I am blown away yet again by the work of director Ingmar Bergman. He is slowly inching his way up my list of favorite directors. If you enjoyed his Persona (1966) and The Seventh Seal (1957), you will love The Hour of the Wolf (1968).

“Persiba” (1966)
“The Seventh Seal” (1957)

The film made me think of an interesting thought experiment: picture David Lynch directing The Shining in 1980 instead of Stanley Kubrick. If you can picture that, you’ll have a decent grasp on what this piece ultimately looks like.

“The Shining” (1980)
Director David Lynch who has recognized Ingmar Bergman as an influence.

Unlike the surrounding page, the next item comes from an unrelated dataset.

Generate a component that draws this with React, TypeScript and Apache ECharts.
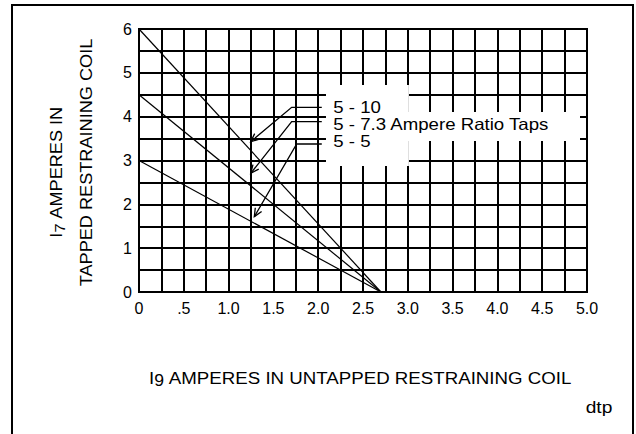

Also if you enjoy true psychological terror, where the line between lucidity and madness, the real and the unreal, is blurred, you will love The Hour of the Wolf, as the main story is essentially what psychiatrists call a “folie a deux” (in French literally a “circus of two”) or a shared “madness of two”. Bergman effortlessly walks the audience down the unreal / real tightrope in this film. Max von Sydow and Liv Ullmann do not disappoint as the leads either.

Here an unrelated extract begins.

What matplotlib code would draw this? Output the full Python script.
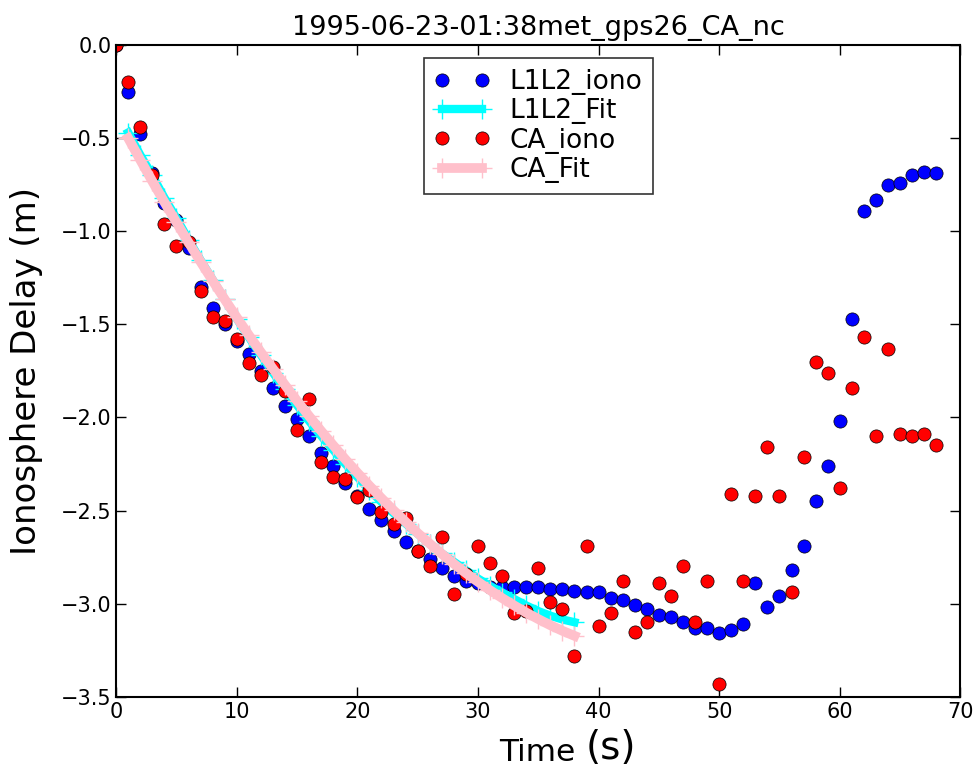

An illustration of “folie a deux” as a clinical phenomena.
And a quick working definition.

I leave you with the hearty recommendation of catching The Hour of the Wolf and how Bergman defines the hour as a term in his film:
 “The time between midnight and dawn when most people die, when sleep is deepest, when nightmares are most palatable. It is the hour when the sleepless are pursued by their sharpest anxieties, when ghosts and demons hold sway. The hour of the wolf is also the hour when most children are born.

Max von Sydow in “The Hour of the Wolf” (1968).